## Problem description
The listing below begins with the first line you should copy; stop after the line containing "var ciValues = [0.55, 0.882];", and drop every picture.
── Stored data ──
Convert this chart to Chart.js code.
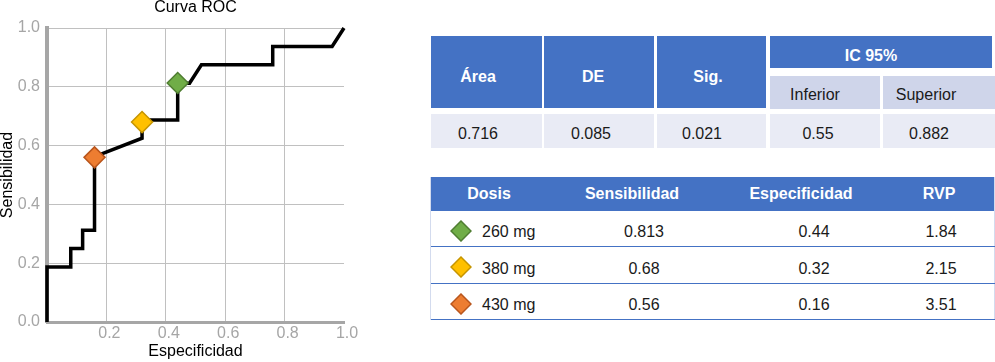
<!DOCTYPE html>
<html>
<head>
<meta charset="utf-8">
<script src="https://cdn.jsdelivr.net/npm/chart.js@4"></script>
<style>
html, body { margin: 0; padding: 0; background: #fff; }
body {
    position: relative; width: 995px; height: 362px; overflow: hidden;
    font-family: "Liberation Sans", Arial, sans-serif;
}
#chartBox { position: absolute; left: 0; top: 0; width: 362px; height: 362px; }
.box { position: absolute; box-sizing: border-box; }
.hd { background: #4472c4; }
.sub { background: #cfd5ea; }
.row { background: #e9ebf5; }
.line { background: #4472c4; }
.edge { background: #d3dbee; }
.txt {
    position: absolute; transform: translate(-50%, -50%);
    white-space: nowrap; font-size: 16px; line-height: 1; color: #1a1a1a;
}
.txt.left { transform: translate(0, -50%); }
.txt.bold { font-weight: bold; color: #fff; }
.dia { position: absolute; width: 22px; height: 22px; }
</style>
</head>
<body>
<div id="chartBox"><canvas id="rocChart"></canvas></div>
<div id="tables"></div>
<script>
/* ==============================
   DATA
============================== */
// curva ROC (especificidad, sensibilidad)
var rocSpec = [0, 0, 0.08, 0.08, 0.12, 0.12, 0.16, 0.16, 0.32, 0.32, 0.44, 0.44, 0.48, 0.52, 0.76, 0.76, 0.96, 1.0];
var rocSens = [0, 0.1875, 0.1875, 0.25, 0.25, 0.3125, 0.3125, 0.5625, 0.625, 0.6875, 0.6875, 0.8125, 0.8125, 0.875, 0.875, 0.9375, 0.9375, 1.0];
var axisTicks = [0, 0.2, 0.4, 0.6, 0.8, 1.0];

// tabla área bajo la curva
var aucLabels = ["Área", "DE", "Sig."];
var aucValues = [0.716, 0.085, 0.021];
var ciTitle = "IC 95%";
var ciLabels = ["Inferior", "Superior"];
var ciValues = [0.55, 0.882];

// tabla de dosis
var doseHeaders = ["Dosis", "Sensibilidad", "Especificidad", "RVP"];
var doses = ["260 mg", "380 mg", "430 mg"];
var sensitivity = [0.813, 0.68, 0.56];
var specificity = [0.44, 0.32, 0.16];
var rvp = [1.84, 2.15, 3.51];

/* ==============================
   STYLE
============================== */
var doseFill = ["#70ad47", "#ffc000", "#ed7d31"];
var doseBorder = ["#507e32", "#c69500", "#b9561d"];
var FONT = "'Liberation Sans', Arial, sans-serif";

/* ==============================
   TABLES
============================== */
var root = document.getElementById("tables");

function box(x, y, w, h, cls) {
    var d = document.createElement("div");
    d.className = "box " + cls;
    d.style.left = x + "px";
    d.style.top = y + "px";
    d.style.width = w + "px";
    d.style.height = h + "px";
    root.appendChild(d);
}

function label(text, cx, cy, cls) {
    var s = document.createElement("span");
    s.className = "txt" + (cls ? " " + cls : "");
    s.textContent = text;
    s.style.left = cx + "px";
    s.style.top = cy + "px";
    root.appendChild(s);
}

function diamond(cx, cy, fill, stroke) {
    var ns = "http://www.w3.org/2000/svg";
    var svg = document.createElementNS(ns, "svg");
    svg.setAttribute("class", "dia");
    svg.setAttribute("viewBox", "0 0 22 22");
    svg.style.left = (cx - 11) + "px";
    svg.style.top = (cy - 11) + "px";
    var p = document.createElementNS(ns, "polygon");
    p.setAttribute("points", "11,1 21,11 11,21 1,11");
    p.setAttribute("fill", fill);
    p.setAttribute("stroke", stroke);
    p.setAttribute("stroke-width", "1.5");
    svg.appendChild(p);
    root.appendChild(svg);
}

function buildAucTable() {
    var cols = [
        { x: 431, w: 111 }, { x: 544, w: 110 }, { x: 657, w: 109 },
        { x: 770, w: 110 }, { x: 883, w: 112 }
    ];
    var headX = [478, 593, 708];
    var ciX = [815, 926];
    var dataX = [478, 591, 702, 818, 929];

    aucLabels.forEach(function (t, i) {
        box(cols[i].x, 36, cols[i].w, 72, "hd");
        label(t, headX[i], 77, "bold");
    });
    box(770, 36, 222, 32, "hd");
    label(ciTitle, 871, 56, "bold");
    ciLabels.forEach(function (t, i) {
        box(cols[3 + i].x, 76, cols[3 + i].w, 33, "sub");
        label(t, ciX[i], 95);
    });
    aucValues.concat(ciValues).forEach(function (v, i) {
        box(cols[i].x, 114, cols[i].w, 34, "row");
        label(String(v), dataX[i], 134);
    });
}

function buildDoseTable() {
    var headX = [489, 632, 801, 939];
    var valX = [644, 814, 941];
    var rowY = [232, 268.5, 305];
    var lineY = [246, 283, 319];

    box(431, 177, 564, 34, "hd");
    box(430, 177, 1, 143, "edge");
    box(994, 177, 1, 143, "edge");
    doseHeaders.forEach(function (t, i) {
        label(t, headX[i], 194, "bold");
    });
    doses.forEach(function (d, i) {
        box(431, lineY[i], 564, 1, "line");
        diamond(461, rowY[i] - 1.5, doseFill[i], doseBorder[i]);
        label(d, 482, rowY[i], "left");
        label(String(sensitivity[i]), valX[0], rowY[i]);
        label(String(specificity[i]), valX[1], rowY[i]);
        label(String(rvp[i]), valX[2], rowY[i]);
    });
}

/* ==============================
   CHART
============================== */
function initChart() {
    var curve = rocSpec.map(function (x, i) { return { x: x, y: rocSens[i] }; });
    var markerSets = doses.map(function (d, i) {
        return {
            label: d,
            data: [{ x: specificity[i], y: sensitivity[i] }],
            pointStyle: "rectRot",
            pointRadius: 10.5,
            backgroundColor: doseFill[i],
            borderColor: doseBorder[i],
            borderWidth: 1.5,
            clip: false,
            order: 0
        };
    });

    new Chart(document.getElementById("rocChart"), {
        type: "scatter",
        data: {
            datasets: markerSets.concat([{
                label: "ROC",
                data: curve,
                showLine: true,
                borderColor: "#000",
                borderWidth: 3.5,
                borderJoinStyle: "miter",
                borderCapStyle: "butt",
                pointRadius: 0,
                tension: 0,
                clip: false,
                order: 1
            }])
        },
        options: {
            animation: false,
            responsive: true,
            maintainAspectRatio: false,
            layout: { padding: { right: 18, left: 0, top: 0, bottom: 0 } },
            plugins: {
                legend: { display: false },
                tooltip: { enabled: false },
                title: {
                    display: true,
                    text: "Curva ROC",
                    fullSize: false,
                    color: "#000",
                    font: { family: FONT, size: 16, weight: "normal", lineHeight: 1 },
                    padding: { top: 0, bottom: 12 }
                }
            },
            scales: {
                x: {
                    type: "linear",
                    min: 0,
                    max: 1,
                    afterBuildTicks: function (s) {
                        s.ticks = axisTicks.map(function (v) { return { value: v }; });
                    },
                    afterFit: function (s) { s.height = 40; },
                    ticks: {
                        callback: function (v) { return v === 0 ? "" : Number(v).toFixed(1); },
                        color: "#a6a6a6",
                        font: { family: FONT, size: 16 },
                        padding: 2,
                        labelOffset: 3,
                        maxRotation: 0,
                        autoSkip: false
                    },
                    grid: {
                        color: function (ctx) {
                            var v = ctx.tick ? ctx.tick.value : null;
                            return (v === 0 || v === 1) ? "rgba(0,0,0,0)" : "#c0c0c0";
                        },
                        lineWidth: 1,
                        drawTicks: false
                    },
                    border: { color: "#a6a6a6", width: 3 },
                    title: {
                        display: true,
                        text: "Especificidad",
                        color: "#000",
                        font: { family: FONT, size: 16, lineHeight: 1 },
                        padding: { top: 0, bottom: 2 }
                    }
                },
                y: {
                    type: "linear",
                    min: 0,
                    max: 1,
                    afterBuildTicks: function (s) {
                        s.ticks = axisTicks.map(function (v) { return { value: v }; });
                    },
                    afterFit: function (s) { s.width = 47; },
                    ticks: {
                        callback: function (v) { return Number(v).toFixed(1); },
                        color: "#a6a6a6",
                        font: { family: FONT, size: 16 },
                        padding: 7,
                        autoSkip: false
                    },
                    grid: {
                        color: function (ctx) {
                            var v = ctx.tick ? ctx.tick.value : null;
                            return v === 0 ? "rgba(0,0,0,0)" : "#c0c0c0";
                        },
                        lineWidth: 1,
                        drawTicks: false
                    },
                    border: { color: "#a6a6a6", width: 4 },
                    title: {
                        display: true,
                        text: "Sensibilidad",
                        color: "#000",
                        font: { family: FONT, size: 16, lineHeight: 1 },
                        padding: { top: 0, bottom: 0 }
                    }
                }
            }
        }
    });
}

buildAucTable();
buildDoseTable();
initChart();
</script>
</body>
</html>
───
## Complete output
Convert this chart to Chart.js code.
<!DOCTYPE html>
<html>
<head>
<meta charset="utf-8">
<script src="https://cdn.jsdelivr.net/npm/chart.js@4"></script>
<style>
html, body { margin: 0; padding: 0; background: #fff; }
body {
    position: relative; width: 995px; height: 362px; overflow: hidden;
    font-family: "Liberation Sans", Arial, sans-serif;
}
#chartBox { position: absolute; left: 0; top: 0; width: 362px; height: 362px; }
.box { position: absolute; box-sizing: border-box; }
.hd { background: #4472c4; }
.sub { background: #cfd5ea; }
.row { background: #e9ebf5; }
.line { background: #4472c4; }
.edge { background: #d3dbee; }
.txt {
    position: absolute; transform: translate(-50%, -50%);
    white-space: nowrap; font-size: 16px; line-height: 1; color: #1a1a1a;
}
.txt.left { transform: translate(0, -50%); }
.txt.bold { font-weight: bold; color: #fff; }
.dia { position: absolute; width: 22px; height: 22px; }
</style>
</head>
<body>
<div id="chartBox"><canvas id="rocChart"></canvas></div>
<div id="tables"></div>
<script>
/* ==============================
   DATA
============================== */
// curva ROC (especificidad, sensibilidad)
var rocSpec = [0, 0, 0.08, 0.08, 0.12, 0.12, 0.16, 0.16, 0.32, 0.32, 0.44, 0.44, 0.48, 0.52, 0.76, 0.76, 0.96, 1.0];
var rocSens = [0, 0.1875, 0.1875, 0.25, 0.25, 0.3125, 0.3125, 0.5625, 0.625, 0.6875, 0.6875, 0.8125, 0.8125, 0.875, 0.875, 0.9375, 0.9375, 1.0];
var axisTicks = [0, 0.2, 0.4, 0.6, 0.8, 1.0];

// tabla área bajo la curva
var aucLabels = ["Área", "DE", "Sig."];
var aucValues = [0.716, 0.085, 0.021];
var ciTitle = "IC 95%";
var ciLabels = ["Inferior", "Superior"];
var ciValues = [0.55, 0.882];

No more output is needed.